By Jerry Cornfield
Political Columnist
Gov. Jay Inslee is enjoying a two-week vacation hiking in Alaska probably thinking little about a second term.
But a decision will be made in Spokane next week which could cause him havoc should he pursue re-election in 2016.
That’s when 117 Republicans, three from each of Washington’s 39 counties, will gather to elect a new leader of the state’s Grand Old Party.
While it’s only August 2013, the person chosen will be looked upon to design then pour a foundation strong enough to support a viable challenger to Inslee, who has had a rocky few months at the helm including a near-miss shutdown of state government.
A carload of candidates are vying to become the boss. Early projections put two women, Luanne Van Werven of Lynden and Susan Hutchison of Seattle, in the driver’s seat.
Van Werven is the acting chairwoman of the Washington State Republican Party, filling in when Kirby Wilbur skipped out to a new job. Hutchison, executive director of a Seattle foundation, ran unsuccessfully for King County executive in 2009.
Whomever wins — and it could be someone else — will receive a to-do list familiar to every Republican Party chairman before them. And for that matter every Democratic Party chairman as well.
It calls upon the leader to:
• Raise lots of money and spend it wisely;
• Deliver the Republican message clearly and constantly to the media and the masses;
• Supply the grass roots with data and dollars for training and deploying volunteers;
• Keep peace among the partisans.
Arguably, the last task is the trickiest if not most important.
Washington Republicans’ tendency of late is to pull apart rather than together in the crunch time of elections. Curbing this habit is a Herculean chore requiring a blend of personal finesse and political fierceness.
Consider two symptomatic snapshots from 2012.
Shortly after the primary, tension sifted through a Republican phone bank operation in Everett when backers of defeated gubernatorial candidate Shahram Hadian resisted making calls on behalf of the party’s nominee, Rob McKenna. Hadian ran to the philosophical right of McKenna and his followers found the former attorney general too liberal for their tastes.
Fast forward to the final days of the campaign when a fundraising letter signed by party icon Dino Rossi went out on Washington State Republican Party stationery. Rossi didn’t make the pitch for McKenna but for Republican presidential candidate Mitt Romney. Apparently Romney asked and McKenna didn’t even though McKenna had a shot at winning and Romney did not.

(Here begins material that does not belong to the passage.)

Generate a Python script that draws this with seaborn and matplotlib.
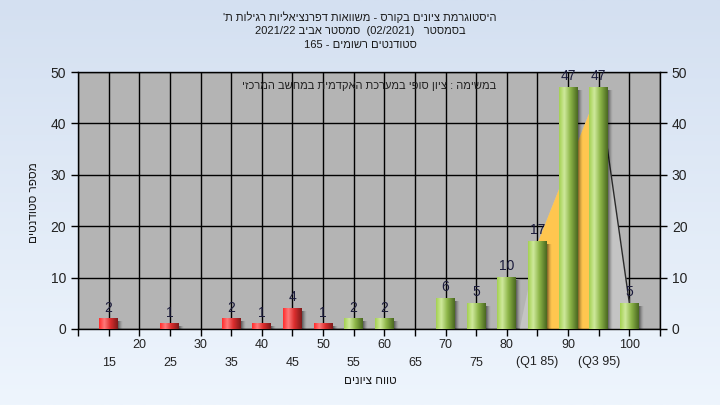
import re
import numpy as np
import pandas as pd
import matplotlib
matplotlib.use("Agg")
import matplotlib.pyplot as plt
from matplotlib.colors import LinearSegmentedColormap
import seaborn as sns

# ==========================================
# DATA
# ==========================================
GRADES = ["15", "20", "25", "30", "35", "40", "45", "50", "55", "60",
          "65", "70", "75", "80", "(Q1 85)", "90", "(Q3 95)", "100"]
COUNTS = [2, 0, 1, 0, 2, 1, 4, 1, 2, 2, 0, 6, 5, 10, 17, 47, 47, 5]
PASS_FROM = 8              # index of "55" - green bars start here
# overlay curve (category index, value)
CURVE_X = [13.4, 14, 16, 17]
CURVE_Y = [0, 17, 47, 5]

TITLE_LINES = ["היסטוגרמת ציונים בקורס - משוואות דפרנציאליות רגילות ת'",
               "בסמסטר   (02/2021)  סמסטר אביב 2021/22",
               "סטודנטים רשומים - 165"]
NOTE = "במשימה : ציון סופי במערכת האקדמית במחשב המרכזי"
XLABEL = "טווח ציונים"
YLABEL = "מספר סטודנטים"


def rtl(s):
    """matplotlib draws left to right, so flip Hebrew to visual order."""
    rev = s[::-1]
    rev = re.sub(r"[0-9/.]+", lambda m: m.group(0)[::-1], rev)
    return rev.translate(str.maketrans("()", ")("))


# ==========================================
# STYLE
# ==========================================
sns.set_style("ticks")
plt.rcParams["font.family"] = ["Liberation Sans", "DejaVu Sans"]
plt.rcParams["axes.unicode_minus"] = False

fig = plt.figure(figsize=(7.2, 4.05), dpi=100)

# light blue gradient background
bg = fig.add_axes([0, 0, 1, 1], zorder=-10)
bg_cmap = LinearSegmentedColormap.from_list("bg", ["#d4e0f1", "#eef5fd"])
bg.imshow(np.linspace(0, 1, 256)[:, None], cmap=bg_cmap, aspect="auto",
          extent=[0, 1, 0, 1])
bg.axis("off")

ax = fig.add_axes([78 / 720, 1 - 329 / 405, 582 / 720, 257 / 405])
ax.set_facecolor("#b4b4b4")

df = pd.DataFrame({"grade": GRADES, "count": COUNTS,
                   "group": ["fail" if i < PASS_FROM else "pass" for i in range(len(GRADES))]})

sns.barplot(data=df, x="grade", y="count", hue="group", order=GRADES,
            palette={"fail": "#e83030", "pass": "#9cc94a"}, dodge=False,
            width=0.62, legend=False, ax=ax, zorder=3, linewidth=0)

# overlay area (light gray) + quartile region (orange)
ax.fill_between(CURVE_X, CURVE_Y, color="#c4c4c4", lw=0, zorder=1)
ax.fill_between(CURVE_X[1:3], CURVE_Y[1:3], color="#ffc64f", lw=0, zorder=1.2)
ax.plot(CURVE_X[2:], CURVE_Y[2:], color="#2a2a2a", lw=1, zorder=1.3)

# cylinder gradients and shadows on bars
red_cmap = LinearSegmentedColormap.from_list(
    "red", [(0, "#ff2b2b"), (0.28, "#ff7a7a"), (0.6, "#dc2e2e"), (1, "#7e1a1a")])
green_cmap = LinearSegmentedColormap.from_list(
    "green", [(0, "#a4d152"), (0.28, "#cfe99c"), (0.6, "#8db548"), (1, "#4a6820")])
grad = np.linspace(0, 1, 64)[None, :]
shadow = np.zeros((1, 64, 4))
shadow[..., 3] = np.linspace(0.65, 0, 64) ** 1.5

for p in ax.patches:
    h = p.get_height()
    if h <= 0:
        continue
    x0, w = p.get_x(), p.get_width()
    idx = int(round(x0 + w / 2))
    cmap = red_cmap if idx < PASS_FROM else green_cmap
    ax.imshow(shadow, extent=[x0 + w, x0 + w + 0.14, -0.8, h - 0.6],
              aspect="auto", zorder=2.5, interpolation="bilinear")
    ax.imshow(grad, cmap=cmap, extent=[x0, x0 + w, 0, h], aspect="auto",
              zorder=3.5, interpolation="bilinear")

# value labels
for i, v in enumerate(COUNTS):
    if v > 0:
        ax.annotate(str(v), xy=(i, v), xytext=(0, 3), textcoords="offset points",
                    ha="center", va="bottom", fontsize=10, color="#1c1c3c", zorder=5)

ax.set_xlim(-1, 18)
ax.set_ylim(0, 50)
ax.set_xticks(np.arange(-1, 19))
ax.set_xticklabels([""] * 20)
ax.set_yticks(np.arange(0, 51, 10))
ax.set_xlabel("")
ax.set_ylabel("")
ax.grid(True, color="black", lw=1, zorder=0)
ax.set_axisbelow(True)
ax.tick_params(axis="both", direction="out", length=5, width=1, colors="black",
               labelsize=10, labelcolor="#222222")
for s in ax.spines.values():
    s.set_color("black")
    s.set_linewidth(1)
    s.set_visible(True)

ax2 = ax.twinx()
ax2.set_ylim(0, 50)
ax2.set_yticks(np.arange(0, 51, 10))
ax2.tick_params(axis="y", direction="out", length=5, width=1, colors="black",
                labelsize=10, labelcolor="#222222")
ax2.grid(False)
for s in ax2.spines.values():
    s.set_visible(False)

# two-row x tick labels
for i, lab in enumerate(GRADES):
    off = -16 if i % 2 == 1 else -33.5
    ax.annotate(lab, xy=(i, 0), xycoords=("data", "axes fraction"),
                xytext=(0, off * 0.72), textcoords="offset points",
                ha="center", va="center", fontsize=9, color="#222222",
                annotation_clip=False)

ax.text(0.5, 0.945, rtl(NOTE), transform=ax.transAxes, ha="center", va="center",
        fontsize=8, color="#222222", zorder=6)

for k, line in enumerate(TITLE_LINES):
    fig.text(0.5, 1 - (17 + 14 * k) / 405, rtl(line), ha="center", va="center",
             fontsize=8, color="#1a1a1a")

fig.text(370 / 720, 1 - 381 / 405, rtl(XLABEL), ha="center", va="center",
         fontsize=8.5, color="#1a1a1a")
fig.text(34 / 720, 1 - 203 / 405, rtl(YLABEL), ha="center", va="center",
         rotation=90, fontsize=8.5, color="#1a1a1a")

plt.savefig("out.png", dpi=100)
plt.close()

Neither occurrence cost McKenna victory. Rather, they expose a damning problem the incoming leader inherits: Washington Republicans too often allow the personal to become political and it impedes the party’s accomplishments.
Paul Elvig of Everett, a former Snohomish County Republican Party chairman, recently stepped to the sidelines after half-a-century on the front lines of partisan battles.
He characterized Republicans’ challenge this way: “They need to learn to like each other and not be suspect of each other’s motives.”
Democrats, on the other hand, grin and bury it.
Party members do get frustrated with antics of their chairman, Dwight Pelz. And lawmakers and influence peddlers of the Democratic stripe were flummoxed by Inslee on many occasions.
But if any are worried about the governor’s vulnerability three-and-a-half years from now, they aren’t going to pipe it out to the public.
Such self-inflicted damage would be tougher to overcome than an attack by a political opponent. They know unity right up through election time — even if some Democrats do so with gritted teeth — pays better dividends.
Change takes time.
As Inslee vacations with re-election far from his thoughts, Republicans are getting to ready to make a decision with Nov. 8, 2016, foremost in their minds.